begin

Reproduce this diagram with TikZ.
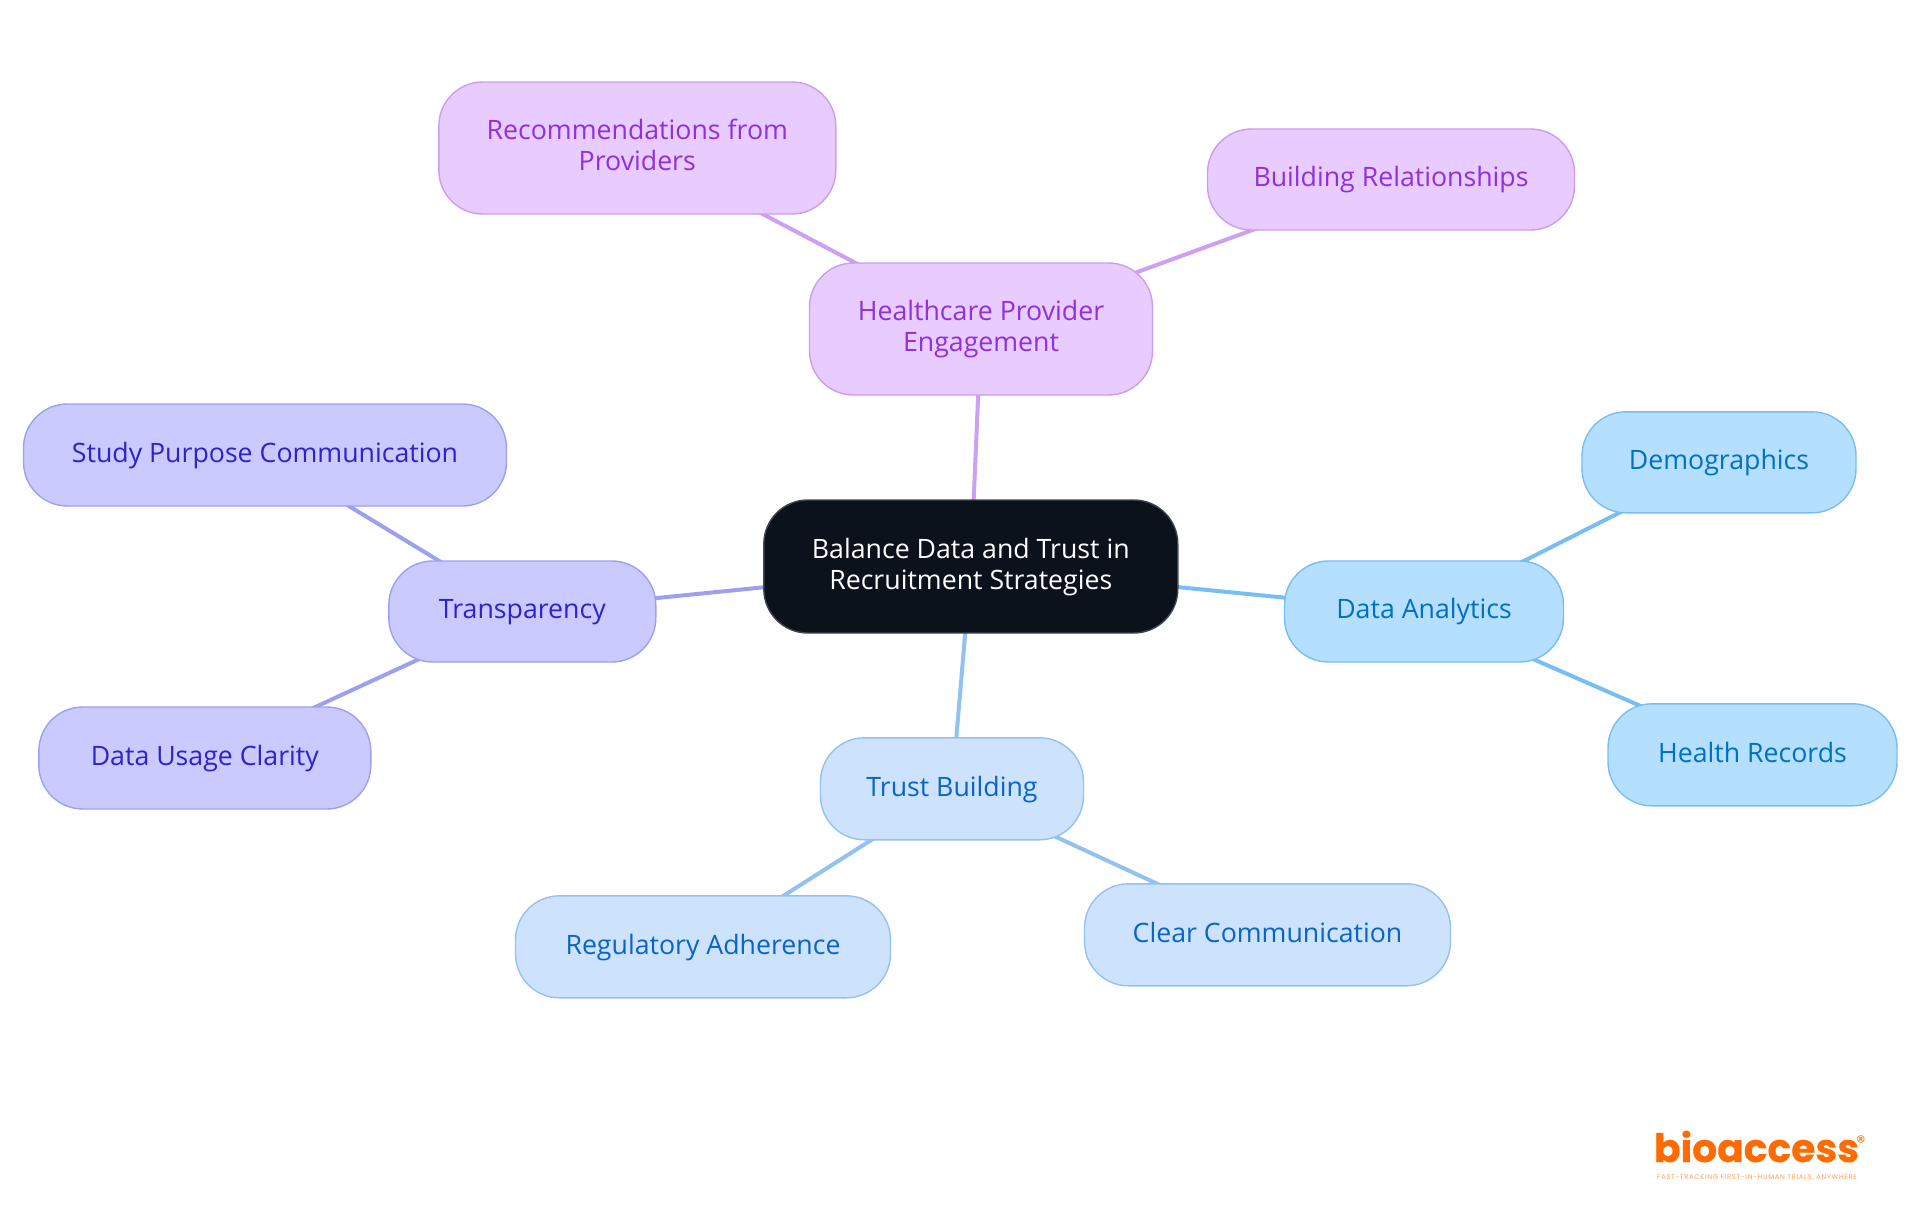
\documentclass[tikz,border=0pt]{standalone}
\usepackage{fontspec}
\setmainfont{Open Sans}
\newfontfamily\logofont{Poppins}[BoldFeatures={FakeBold=0.5}]
\usetikzlibrary{backgrounds}
\definecolor{rootfill}{HTML}{0B121B}\definecolor{rootdraw}{HTML}{40454C}
\definecolor{pfill}{HTML}{E8CBFF}\definecolor{pdraw}{HTML}{CB9DF0}\definecolor{ptext}{HTML}{9030DD}\definecolor{pedge}{HTML}{CDA0F3}
\definecolor{sfill}{HTML}{B5DFFF}\definecolor{sdraw}{HTML}{78BEF2}\definecolor{stext}{HTML}{0070C5}
\definecolor{lfill}{HTML}{CDE3FD}\definecolor{ldraw}{HTML}{94C2EF}\definecolor{ltext}{HTML}{0A64C8}
\definecolor{ifill}{HTML}{CACAFF}\definecolor{idraw}{HTML}{9F9FF0}\definecolor{itext}{HTML}{2C22CE}
\definecolor{logoor}{HTML}{FF6B00}\definecolor{logotag}{HTML}{FF9F5C}
\newcommand\lifted[1]{\raisebox{-4.1pt}[0pt][0pt]{\begin{tabular}{@{}c@{}}#1\end{tabular}}}
\tikzset{
  mapbox/.style={rectangle,rounded corners=22pt,line width=0.7pt,inner sep=0pt,outer sep=0pt,
    font=\fontsize{13.35}{15.7}\selectfont},
  rootbox/.style={mapbox,fill=rootfill,draw=rootdraw,text=white},
  purplebox/.style={mapbox,fill=pfill,draw=pdraw,text=ptext},
  skybox/.style={mapbox,fill=sfill,draw=sdraw,text=stext},
  lightbox/.style={mapbox,fill=lfill,draw=ldraw,text=ltext},
  indigobox/.style={mapbox,fill=ifill,draw=idraw,text=itext},
  edge/.style={line width=2pt},
  logoword/.style={inner sep=0pt,outer sep=0pt,text=logoor,font=\logofont\bfseries\fontsize{19.6}{19.6}\selectfont},
  logotagline/.style={inner sep=0pt,outer sep=0pt,text=logotag,font=\logofont\fontsize{3.4}{3.4}\selectfont},
  logomark/.style={inner sep=0pt,outer sep=0pt,text=logoor,font=\logofont\fontsize{9}{9}\selectfont}
}
\begin{document}
\begin{tikzpicture}[x=0.5pt,y=-0.5pt]
\useasboundingbox (0,0) rectangle (1920,1215);
\node[rootbox,minimum width=207pt,minimum height=66.5pt] (root) at (970.8,566.5) {\lifted{Balance Data and Trust in\\Recruitment Strategies}};
\node[purplebox,minimum width=171.5pt,minimum height=66pt] (hpe) at (981,329) {\lifted{Healthcare Provider\\Engagement}};
\node[purplebox,minimum width=198.5pt,minimum height=66pt] (rec) at (637.3,148) {\lifted{Recommendations from\\Providers}};
\node[purplebox,minimum width=183.5pt,minimum height=50.5pt] (rel) at (1391,179.5) {\lifted{Building Relationships}};
\node[skybox,minimum width=139.5pt,minimum height=50.5pt] (data) at (1424,611.5) {\lifted{Data Analytics}};
\node[skybox,minimum width=137pt,minimum height=50.5pt] (demo) at (1719,462.3) {\lifted{Demographics}};
\node[skybox,minimum width=144.5pt,minimum height=51pt] (health) at (1752.5,754.8) {\lifted{Health Records}};
\node[lightbox,minimum width=131.5pt,minimum height=51pt] (trust) at (952,788.8) {\lifted{Trust Building}};
\node[lightbox,minimum width=183pt,minimum height=51pt] (clear) at (1267.5,934.8) {\lifted{Clear Communication}};
\node[lightbox,minimum width=187.5pt,minimum height=51pt] (reg) at (703,946.8) {\lifted{Regulatory Adherence}};
\node[indigobox,minimum width=133.5pt,minimum height=50.5pt] (trans) at (522.3,611.5) {\lifted{Transparency}};
\node[indigobox,minimum width=241.5pt,minimum height=51pt] (study) at (265,455) {\lifted{Study Purpose Communication}};
\node[indigobox,minimum width=166pt,minimum height=51pt] (usage) at (204.8,758) {\lifted{Data Usage Clarity}};
\begin{scope}[on background layer]
\draw[edge,pedge] (root.center) -- (hpe.center);
\draw[edge,pedge] (hpe.center) -- (rec.center);
\draw[edge,pedge] (hpe.center) -- (rel.center);
\draw[edge,sdraw] (root.center) -- (data.center);
\draw[edge,sdraw] (data.center) -- (demo.center);
\draw[edge,sdraw] (data.center) -- (health.center);
\draw[edge,ldraw] (root.center) -- (trust.center);
\draw[edge,ldraw] (trust.center) -- (clear.center);
\draw[edge,ldraw] (trust.center) -- (reg.center);
\draw[edge,idraw] (root.center) -- (trans.center);
\draw[edge,idraw] (trans.center) -- (study.center);
\draw[edge,idraw] (trans.center) -- (usage.center);
\end{scope}
\node[logoword,anchor=base west] (logo) at (1654,1162) {bioaccess};
\node[logomark] (logor) at (1861,1142) {®};
\node[logotagline,anchor=center] (logot) at (1757,1178) {\addfontfeatures{LetterSpace=10}FAST-TRACKING FIRST-IN-HUMAN TRIALS, ANYWHERE};
\end{tikzpicture}
\end{document}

end

__Exercise directions__. Copy the data character for character, but drop all pictures from the copy.

__Answer below__.
Reproduce this diagram with TikZ.
\documentclass[tikz,border=0pt]{standalone}
\usepackage{fontspec}
\setmainfont{Open Sans}
\newfontfamily\logofont{Poppins}[BoldFeatures={FakeBold=0.5}]
\usetikzlibrary{backgrounds}
\definecolor{rootfill}{HTML}{0B121B}\definecolor{rootdraw}{HTML}{40454C}
\definecolor{pfill}{HTML}{E8CBFF}\definecolor{pdraw}{HTML}{CB9DF0}\definecolor{ptext}{HTML}{9030DD}\definecolor{pedge}{HTML}{CDA0F3}
\definecolor{sfill}{HTML}{B5DFFF}\definecolor{sdraw}{HTML}{78BEF2}\definecolor{stext}{HTML}{0070C5}
\definecolor{lfill}{HTML}{CDE3FD}\definecolor{ldraw}{HTML}{94C2EF}\definecolor{ltext}{HTML}{0A64C8}
\definecolor{ifill}{HTML}{CACAFF}\definecolor{idraw}{HTML}{9F9FF0}\definecolor{itext}{HTML}{2C22CE}
\definecolor{logoor}{HTML}{FF6B00}\definecolor{logotag}{HTML}{FF9F5C}
\newcommand\lifted[1]{\raisebox{-4.1pt}[0pt][0pt]{\begin{tabular}{@{}c@{}}#1\end{tabular}}}
\tikzset{
  mapbox/.style={rectangle,rounded corners=22pt,line width=0.7pt,inner sep=0pt,outer sep=0pt,
    font=\fontsize{13.35}{15.7}\selectfont},
  rootbox/.style={mapbox,fill=rootfill,draw=rootdraw,text=white},
  purplebox/.style={mapbox,fill=pfill,draw=pdraw,text=ptext},
  skybox/.style={mapbox,fill=sfill,draw=sdraw,text=stext},
  lightbox/.style={mapbox,fill=lfill,draw=ldraw,text=ltext},
  indigobox/.style={mapbox,fill=ifill,draw=idraw,text=itext},
  edge/.style={line width=2pt},
  logoword/.style={inner sep=0pt,outer sep=0pt,text=logoor,font=\logofont\bfseries\fontsize{19.6}{19.6}\selectfont},
  logotagline/.style={inner sep=0pt,outer sep=0pt,text=logotag,font=\logofont\fontsize{3.4}{3.4}\selectfont},
  logomark/.style={inner sep=0pt,outer sep=0pt,text=logoor,font=\logofont\fontsize{9}{9}\selectfont}
}
\begin{document}
\begin{tikzpicture}[x=0.5pt,y=-0.5pt]
\useasboundingbox (0,0) rectangle (1920,1215);
\node[rootbox,minimum width=207pt,minimum height=66.5pt] (root) at (970.8,566.5) {\lifted{Balance Data and Trust in\\Recruitment Strategies}};
\node[purplebox,minimum width=171.5pt,minimum height=66pt] (hpe) at (981,329) {\lifted{Healthcare Provider\\Engagement}};
\node[purplebox,minimum width=198.5pt,minimum height=66pt] (rec) at (637.3,148) {\lifted{Recommendations from\\Providers}};
\node[purplebox,minimum width=183.5pt,minimum height=50.5pt] (rel) at (1391,179.5) {\lifted{Building Relationships}};
\node[skybox,minimum width=139.5pt,minimum height=50.5pt] (data) at (1424,611.5) {\lifted{Data Analytics}};
\node[skybox,minimum width=137pt,minimum height=50.5pt] (demo) at (1719,462.3) {\lifted{Demographics}};
\node[skybox,minimum width=144.5pt,minimum height=51pt] (health) at (1752.5,754.8) {\lifted{Health Records}};
\node[lightbox,minimum width=131.5pt,minimum height=51pt] (trust) at (952,788.8) {\lifted{Trust Building}};
\node[lightbox,minimum width=183pt,minimum height=51pt] (clear) at (1267.5,934.8) {\lifted{Clear Communication}};
\node[lightbox,minimum width=187.5pt,minimum height=51pt] (reg) at (703,946.8) {\lifted{Regulatory Adherence}};
\node[indigobox,minimum width=133.5pt,minimum height=50.5pt] (trans) at (522.3,611.5) {\lifted{Transparency}};
\node[indigobox,minimum width=241.5pt,minimum height=51pt] (study) at (265,455) {\lifted{Study Purpose Communication}};
\node[indigobox,minimum width=166pt,minimum height=51pt] (usage) at (204.8,758) {\lifted{Data Usage Clarity}};
\begin{scope}[on background layer]
\draw[edge,pedge] (root.center) -- (hpe.center);
\draw[edge,pedge] (hpe.center) -- (rec.center);
\draw[edge,pedge] (hpe.center) -- (rel.center);
\draw[edge,sdraw] (root.center) -- (data.center);
\draw[edge,sdraw] (data.center) -- (demo.center);
\draw[edge,sdraw] (data.center) -- (health.center);
\draw[edge,ldraw] (root.center) -- (trust.center);
\draw[edge,ldraw] (trust.center) -- (clear.center);
\draw[edge,ldraw] (trust.center) -- (reg.center);
\draw[edge,idraw] (root.center) -- (trans.center);
\draw[edge,idraw] (trans.center) -- (study.center);
\draw[edge,idraw] (trans.center) -- (usage.center);
\end{scope}
\node[logoword,anchor=base west] (logo) at (1654,1162) {bioaccess};
\node[logomark] (logor) at (1861,1142) {®};
\node[logotagline,anchor=center] (logot) at (1757,1178) {\addfontfeatures{LetterSpace=10}FAST-TRACKING FIRST-IN-HUMAN TRIALS, ANYWHERE};
\end{tikzpicture}
\end{document}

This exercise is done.